Mashin’ Taters with Thome. Set up a TV kitchen adjacent to Studio 42. In the first half of the show, Ol’ Jimmer shares culinary tips; in the second, he shows you how to mash taters.
Jock Eye for the Regular Guy. Each week, four pro ballplayers transform a regular civilian guy into a ballplayer! Ervin Santana shows you how to cultivate the perfect chinstrap beard. John Lackey provides tips on eating and drinking like a big-leaguer. Ryan Braun decks out our lucky contestant head to toe in gear from his Affliction line. Jonathan Papelbon share his design tips because oh my god have you seen these pictures of Jonathan Papelbon’s Boston penthouse, they are amazing.
Ratings gold, people!
The Hour of Power with Mauer and Bauer. A weekly Christian worship program broadcast live from the Crystal Cathedral. I don’t even care if these guys are religious or not —the synergy is too strong. Guest hosts could include Matt Lauer and Kevin Towers.

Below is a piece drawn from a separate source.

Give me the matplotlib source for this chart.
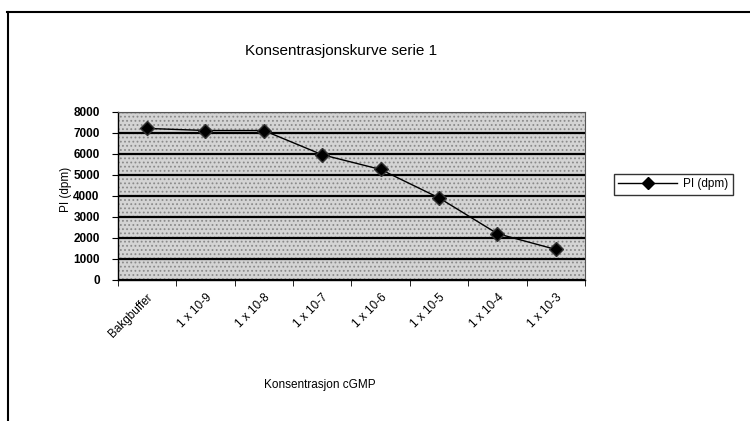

The Real World New York. Find out what happens when baseball players stop being polite—and start getting real. A-Rod, Jeter, Mark Teixeira, David Wright, Travis d’Arnaud, and Jon Niese share a loft in SoHo in 1992. Expect lots of cattiness, mock turtlenecks, and centaur paintings.
Keeping Up with the Kershaws. I don’t know about you, but these guys look pretty fun.
Keep America Strong! with Luke Scott. Makes The O’Reilly Factor and Hannity look like rejects from Air America. Broadcast live from a deer blind.
Flip This Franchise. We follow the misadventures of Jeffrey Loria as he buys and sort-of sells various baseball teams. Watch with amazement/horror as he fleeces entire metropolitan areas and lines his pockets in the process.
Fringe. Is your favorite prospect on the bubble? Join Jason Parks and the BP prospect team as they discuss those peripheral players known as “fringe guys.” Where prospect dreams go to die.
Lost. Not to be confused with ABC’s iconic supernatural drama; it’s just the 2013 Astros.
According to Jim Leyland. Just Jim Leyland holding forth for 22 minutes. I don’t know about you, but I would watch the hell out of this.
MLB Yard Crashers. Each week a different stadium’s grounds crew takes a contestant’s yard from mild to wild!
Bizarre Foods with Kyle Zimmer. The Kansas City prospect ventures outside the mall mainstream and visits non-casual-dining restaurants across the country. In the first season he learns about veganism (“Hold up, they don’t eat any meat? Not even bacon? EVER??”) and tries his first-ever non-P.F. Chang’s Chinese food. His catchphrase is poised to sweep the country: “We ain’t at Chipotle anymore!”
Amish Mafia. Not a baseball program; just the regular show that’s on the Discovery Channel. Because I think it’s funny.
Cooking a Goddamn Steak with Nolan Ryan. Exactly what it sounds like.
At the Movies with Elbert and Roberts. Yes, that was as close as I could come to Ebert and Roeper; sue me. You’d prefer Sisk and Elbert, maybe?
Scott Elbert and Tatman Roberts share their opinions of newly released films. I’m picturing less like classic Siskel and Ebert and more like Sneakin’ in the Movies from “Hollywood Shuffle.” (Audio of that clip is both hilarious and profane; view at your own risk.)
Gray’s Anatomy. Ever wondered what made Minnesota’s Jeff Gray tick? We cut him open and find out!
The League. This reality show chronicles Brandon League’s fantasy football exploits. Also stars his son, Chalupa Batman League, and his brother, Taco League, noted practitioner of naginatajutsu.
The LoMo Show. The video version of LoMo’s twitter feed. LoMo carries around a camera and points and laughs at people. Makes “Jackass” look like “Downton Abbey.”
Literally Anything That Doesn’t Have Kevin Millar in It. I seriously think I’d rather watch “The Bad Girls Club” than Intentional Talk. Even though these women are the absolute dregs of society, I’m pretty sure none of them ever say “GOT HEEEEEEEEEEEEEM!”